In any specific situation, if the prescribed method for calibration transfer does not produce satisfactory results, the user simply begins to measure more samples on the child (transfer) instrument until the model is basically updated based on the child or transfer instrument characteristics. We have previously described the scenario in which a user has multiple products and constituents and must check each constituent for the efficacy of calibration transfer. This is accomplished by measuring 10–20 product samples for each constituent and comparing the average laboratory reference value to the average predicted value for each constituent, and then adjusting each constituent model with a new bias value, resulting in an extremely tedious and unsatisfying procedure. Such transfer of calibration is also accomplished by recalibration on the child instrument or by blending samples measured on multiple instruments into a single calibration. Although the blending approach improves method robustness (or ruggedness) for predicted results across instruments using the same calibration, it is not applicable for all applications, for analytes having small net signals, or for achieving the optimum accuracy.

How to Tell if Two Instrument Predictions, or Method Results, Are Statistically Alike

The main question when comparing parent to child instrument predictions, a reference laboratory method to an instrument prediction, or results from two completely different reference methods, is how to know if the differences are meaningful or significant and when they are not. There is always some difference expected, since an imperfect world allows for a certain amount of "natural" variation. However when are those differences considered statistically significant differences, or when are the differences too great to be acceptable? There are a number of reference papers and guides to tell us how to compute differences, diagnose their significance, and describe the types of errors involved between methods, instruments, and analytical techniques of many types. The analytical method can be based on spectroscopy and multivariate calibration methods, other instrumental methods, or even gravimetric methods. We have included several of the most noted references in the reference section of this column. One classic reference of importance for comparing methods is by Youden and Steiner (4). This reference describes some of the issues we will discuss in this column as well as details regarding collaborative laboratory tests, ranking of laboratories for accuracy, outlier determination, ruggedness tests for methods, and diagnosing the various types of errors in analytical results.

Table I: Data used for illustration, instruments (or methods A, B, C, and D)
Let us begin with a set of measurement data as shown in Table I. This is simulation data that is fairly representative of spectroscopy data following multivariate calibration.

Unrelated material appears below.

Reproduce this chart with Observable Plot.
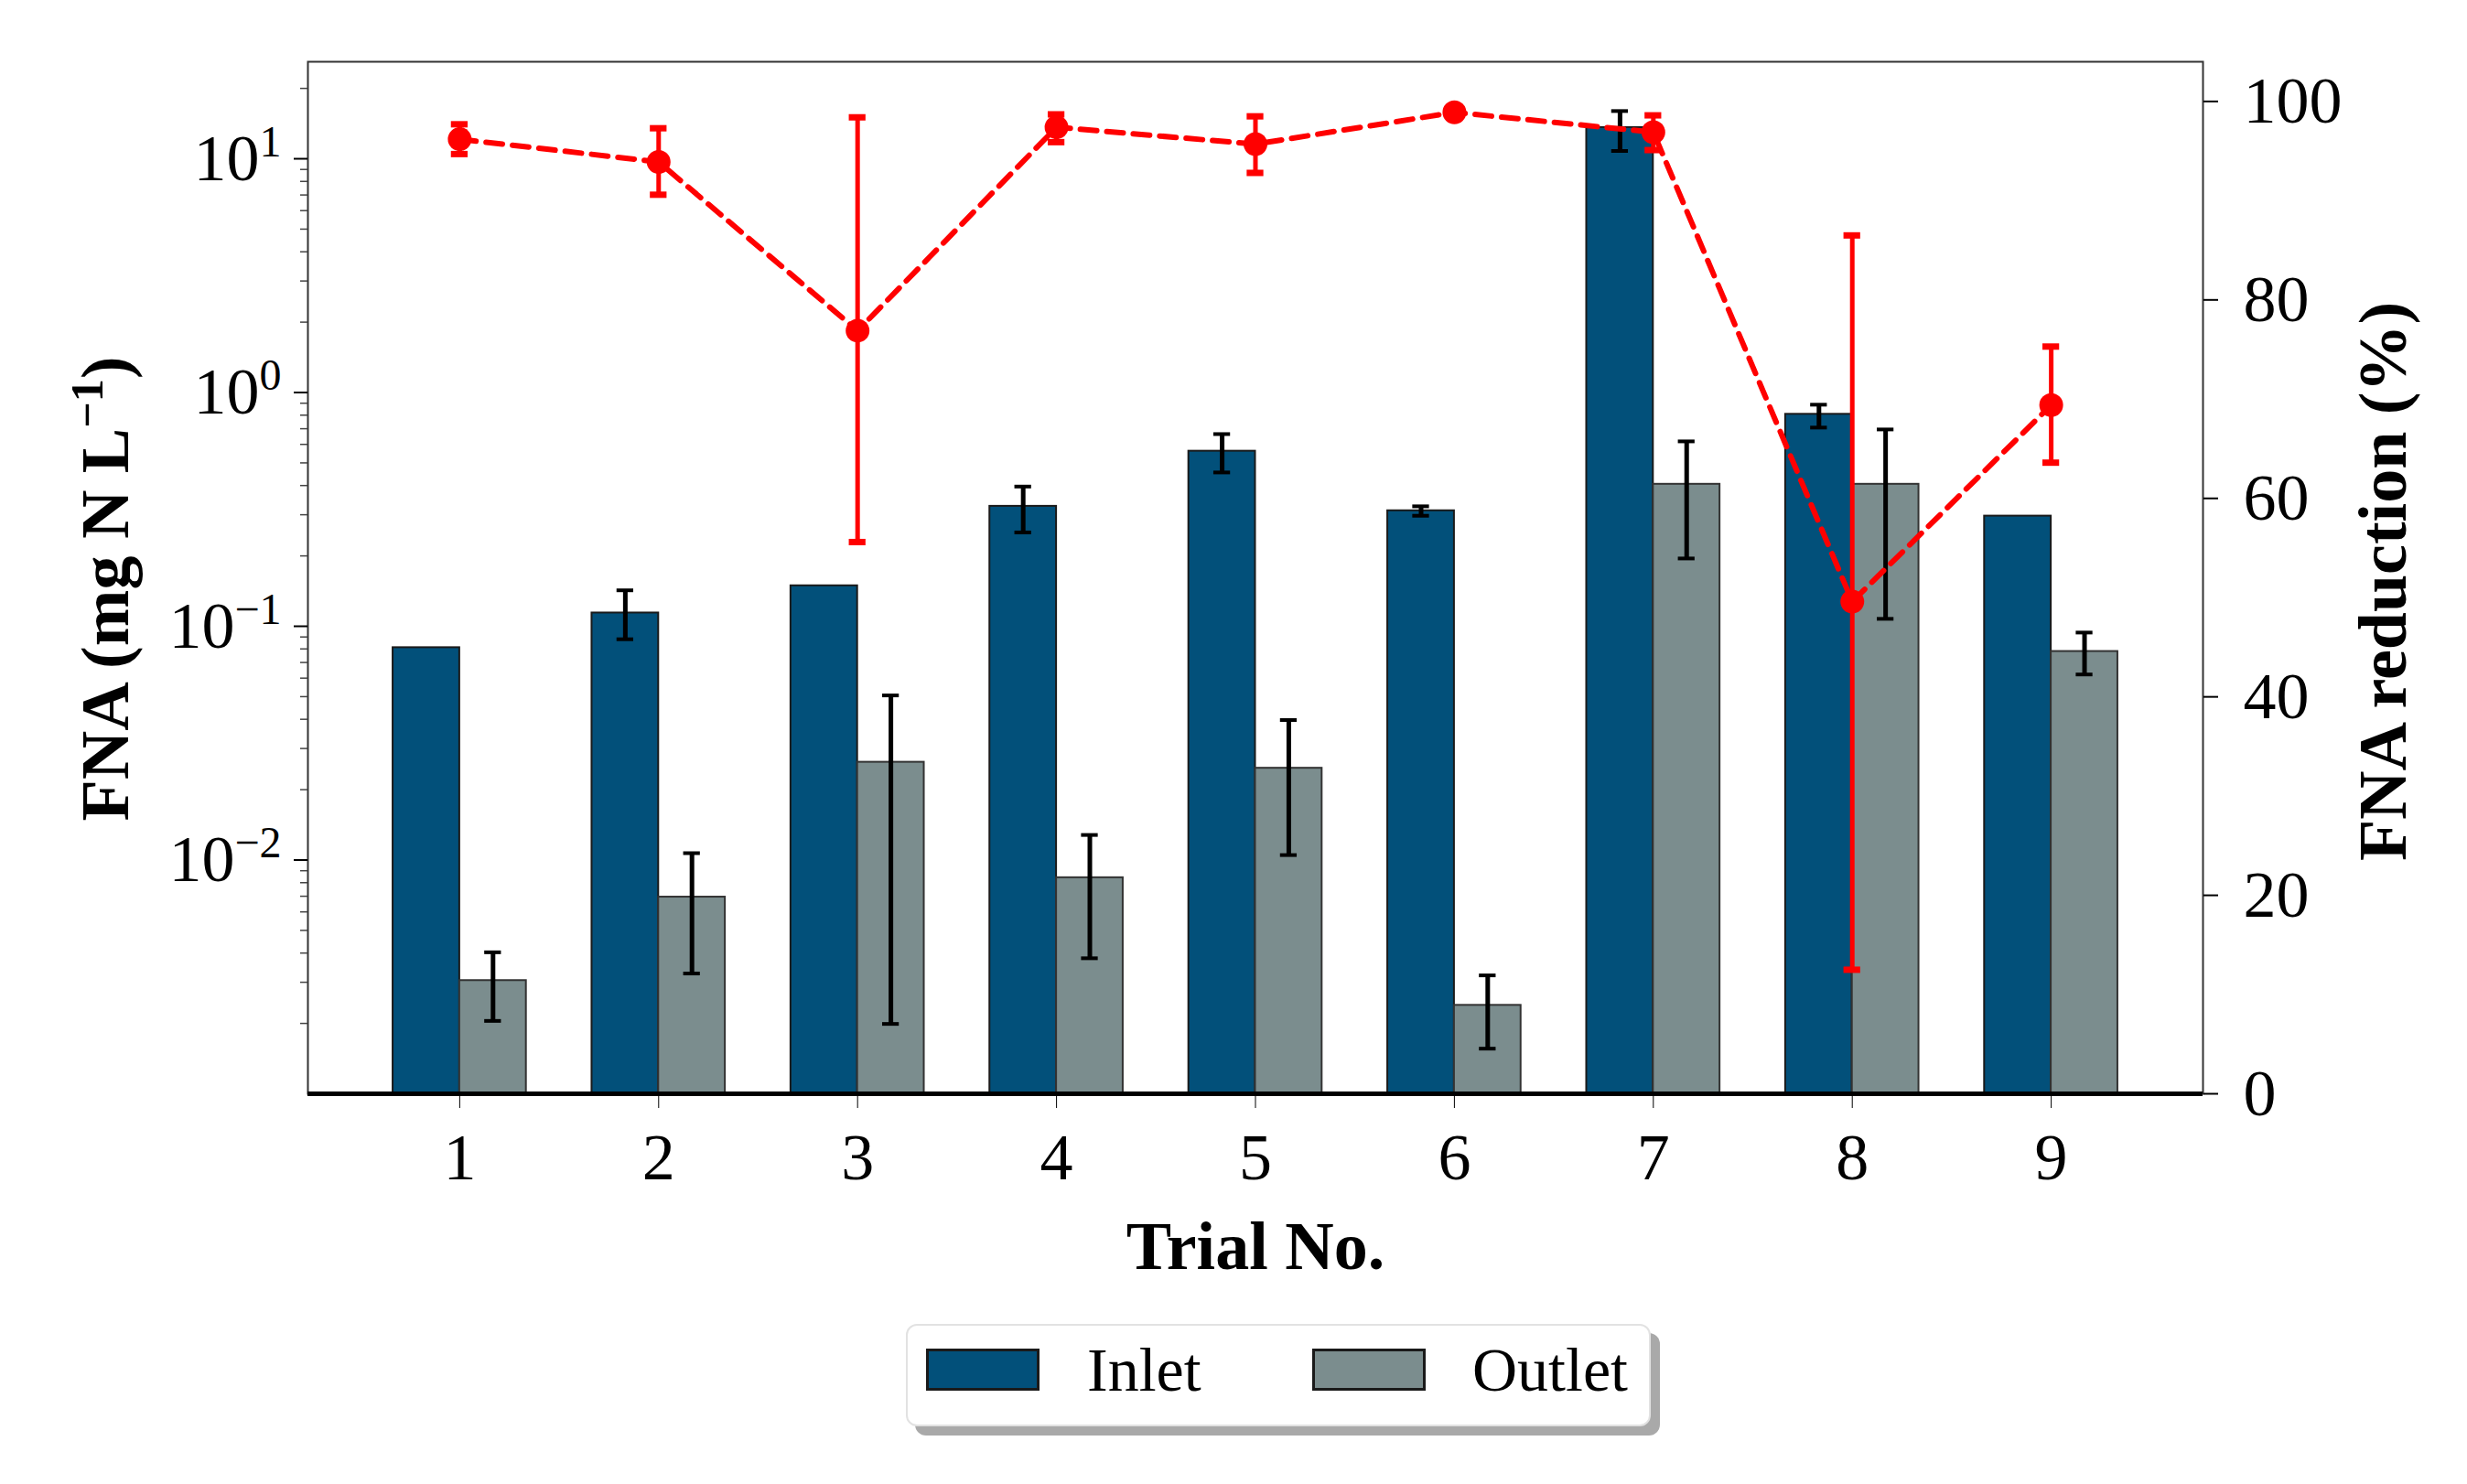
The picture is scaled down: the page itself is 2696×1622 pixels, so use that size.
<!DOCTYPE html>
<html>
<head>
<meta charset="utf-8">
<script src="https://cdn.jsdelivr.net/npm/d3@7"></script>
<script src="https://cdn.jsdelivr.net/npm/@observablehq/plot@0.6"></script>
<style>
  body { margin: 0; background: #fff; font-family: "Liberation Serif", "DejaVu Serif", serif; }
  #chart { position: relative; width: 2696px; height: 1400px; }
  #chart svg { position: absolute; left: 0; top: 0; }
  .legend { position: absolute; left: 990px; top: 1447px; width: 814px; height: 112px; box-sizing: border-box;
    border: 2px solid #e2e2e2; border-radius: 12px; background: #fff; box-shadow: 10px 10px 0 #a9a9a9; }
  .legend .sw { position: absolute; top: 25px; width: 124px; height: 46px; box-sizing: border-box; border: 3px solid #1a1a1a; }
  .legend .lab { position: absolute; top: 10px; font-size: 68px; line-height: 76px; color: #000; }
</style>
</head>
<body>
<div id="chart"></div>
<div class="legend">
  <div class="sw" style="left:20px;background:#02507a"></div>
  <div class="lab" style="left:196px">Inlet</div>
  <div class="sw" style="left:442px;background:#7b8d8e"></div>
  <div class="lab" style="left:617px">Outlet</div>
</div>
<script>
// Trial numbers
const trials = [1, 2, 3, 4, 5, 6, 7, 8, 9]
// FNA inlet (mg N/L), with error bar ends (null = no bar drawn)
const inletMean = [0.081, 0.114, 0.149, 0.326, 0.561, 0.312, 13.6, 0.807, 0.296]
const inletLow  = [null, 0.088, null, 0.252, 0.455, 0.297, 10.8, 0.708, null]
const inletHigh = [null, 0.1425, null, 0.396, 0.664, 0.326, 16.0, 0.887, null]
// FNA outlet (mg N/L)
const outletMean = [0.00305, 0.00694, 0.0262, 0.0084, 0.0247, 0.00239, 0.405, 0.405, 0.078]
const outletLow  = [0.00205, 0.00327, 0.00199, 0.0038, 0.0105, 0.00156, 0.195, 0.1076, 0.0622]
const outletHigh = [0.00403, 0.0107, 0.0506, 0.0128, 0.0397, 0.00321, 0.618, 0.695, 0.094]
// FNA reduction (%)
const reduction     = [96.2, 93.9, 76.9, 97.4, 95.7, 98.9, 96.9, 49.6, 69.4]
const reductionLow  = [94.7, 90.6, 55.6, 95.9, 92.8, 98.6, 95.1, 12.5, 63.6]
const reductionHigh = [97.7, 97.3, 98.4, 98.7, 98.5, 99.2, 98.6, 86.5, 75.3]
// tick values
const majorTicks = [1e-2, 1e-1, 1, 10]
const rightTicks = [0, 20, 40, 60, 80, 100]

const inletColor = "#02507a"
const outletColor = "#7b8d8e"
const W = 2696, H = 1400
const margins = {marginTop: 67, marginRight: 289, marginBottom: 205, marginLeft: 336}
const xDomain = [0.237, 9.763]
const yMin = 1e-3
const barW = 0.335
const cap = 0.042

const rows = trials.map((t, i) => ({
  trial: t,
  inlet: inletMean[i], inletLow: inletLow[i], inletHigh: inletHigh[i],
  outlet: outletMean[i], outletLow: outletLow[i], outletHigh: outletHigh[i],
  red: reduction[i], redLow: reductionLow[i], redHigh: reductionHigh[i]
}))
const inErr = rows.filter(d => d.inletLow != null)

// minor log ticks 2..9 x 10^k
const minorTicks = d3.range(-3, 2).flatMap(e => d3.range(2, 10).map(m => m * Math.pow(10, e))).filter(v => v <= 26)

// grafico principal: barras en escala log
const chartMain = Plot.plot({
  width: W, height: H, ...margins,
  style: {background: "none", color: "black", fontFamily: "Liberation Serif, serif", overflow: "visible"},
  x: {domain: xDomain},
  y: {type: "log", domain: [yMin, 26]},
  marks: [
    Plot.rect(rows, {x1: d => d.trial - barW, x2: "trial", y1: yMin, y2: "inlet", fill: inletColor, stroke: "#1a1a1a", strokeWidth: 2}),
    Plot.rect(rows, {x1: "trial", x2: d => d.trial + barW, y1: yMin, y2: "outlet", fill: outletColor, stroke: "#333", strokeWidth: 2}),
    // error bars inlet
    Plot.ruleX(inErr, {x: d => d.trial - barW / 2, y1: "inletLow", y2: "inletHigh", stroke: "black", strokeWidth: 5}),
    Plot.ruleY(inErr, {y: "inletHigh", x1: d => d.trial - barW / 2 - cap, x2: d => d.trial - barW / 2 + cap, stroke: "black", strokeWidth: 4}),
    Plot.ruleY(inErr, {y: "inletLow", x1: d => d.trial - barW / 2 - cap, x2: d => d.trial - barW / 2 + cap, stroke: "black", strokeWidth: 4}),
    // error bars outlet
    Plot.ruleX(rows, {x: d => d.trial + barW / 2, y1: "outletLow", y2: "outletHigh", stroke: "black", strokeWidth: 5}),
    Plot.ruleY(rows, {y: "outletHigh", x1: d => d.trial + barW / 2 - cap, x2: d => d.trial + barW / 2 + cap, stroke: "black", strokeWidth: 4}),
    Plot.ruleY(rows, {y: "outletLow", x1: d => d.trial + barW / 2 - cap, x2: d => d.trial + barW / 2 + cap, stroke: "black", strokeWidth: 4}),
    Plot.frame({stroke: "#333", strokeWidth: 2}),
    Plot.ruleY([yMin], {stroke: "black", strokeWidth: 5}),
    Plot.axisX({ticks: trials, tickSize: 16, tickPadding: 26, fontSize: 72, tickFormat: d => String(d), label: null}),
    Plot.axisY({anchor: "left", ticks: minorTicks, tickSize: 8, tickFormat: () => "", stroke: "#444", strokeWidth: 1.5, label: null}),
    Plot.axisY({anchor: "left", ticks: majorTicks, tickSize: 15, tickPadding: 14, strokeWidth: 2, fontSize: 72,
      tickFormat: d => `10^${Math.round(Math.log10(d))}`, label: null}),
    Plot.text(["Trial No."], {frameAnchor: "bottom", dy: 168, lineAnchor: "middle", textAnchor: "middle", fontSize: 74, fontWeight: "bold"}),
    Plot.text(["FNA (mg N L^-1)"], {frameAnchor: "left", dx: -220, dy: 12, rotate: -90, textAnchor: "middle", lineAnchor: "middle", fontSize: 74, fontWeight: "bold"})
  ]
})

// grafico superpuesto: reduccion en eje derecho lineal
const chartRed = Plot.plot({
  width: W, height: H, ...margins,
  style: {background: "none", color: "black", fontFamily: "Liberation Serif, serif", overflow: "visible"},
  x: {domain: xDomain, axis: null},
  y: {domain: [0, 104]},
  marks: [
    Plot.axisY({anchor: "right", ticks: rightTicks, tickSize: 16, tickPadding: 28, strokeWidth: 2, fontSize: 72, label: null}),
    Plot.ruleX(rows, {x: "trial", y1: "redLow", y2: "redHigh", stroke: "red", strokeWidth: 5}),
    Plot.ruleY(rows, {y: "redHigh", x1: d => d.trial - cap, x2: d => d.trial + cap, stroke: "red", strokeWidth: 7}),
    Plot.ruleY(rows, {y: "redLow", x1: d => d.trial - cap, x2: d => d.trial + cap, stroke: "red", strokeWidth: 7}),
    Plot.line(rows, {x: "trial", y: "red", stroke: "red", strokeWidth: 6, strokeDasharray: "18,11"}),
    Plot.dot(rows, {x: "trial", y: "red", r: 13, fill: "red"}),
    Plot.text(["FNA reduction (%)"], {frameAnchor: "right", dx: 198, dy: 4, rotate: -90, textAnchor: "middle", lineAnchor: "middle", fontSize: 74, fontWeight: "bold"})
  ]
})

d3.select('#chart').append(() => chartMain)
d3.select('#chart').append(() => chartRed)

// exponentes como superindice
d3.select(chartMain).selectAll('g[aria-label="y-axis tick label"] text').each(function () {
  const s = this.textContent
  if (!s.includes("^")) return
  const [base, exp] = s.split("^")
  const t = d3.select(this)
  t.text(null)
  t.append("tspan").text(base)
  t.append("tspan").attr("dy", -26).attr("font-size", 48).text(exp.replace("-", "\u2212"))
})
d3.select(chartMain).selectAll("text").each(function () {
  if (this.textContent !== "FNA (mg N L^-1)") return
  const t = d3.select(this)
  t.text(null)
  t.append("tspan").text("FNA (mg N L")
  t.append("tspan").attr("dy", -28).attr("font-size", 50).text("\u22121")
  t.append("tspan").attr("dy", 28).text(")")
})
</script>
</body>
</html>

These data could refer to different methods, such as methods A, B, C, and D; or to different instruments. For our discussion we will designate that the data is from four different instruments A to D for 20 samples. The original data from a calibrated instrument is A1. The results of data transferred to other instruments is represented by B, C, and D. There are duplicate measurements for A as A1 and A2, and for B as B1 and B2, respectively. From these data we will perform an analysis and look for levels of uncertainty and acceptability for the analytical results. Note: C1 and D1 data are used in Figure 2 and will be referred to along with A2 and B2 in the next installment of this column.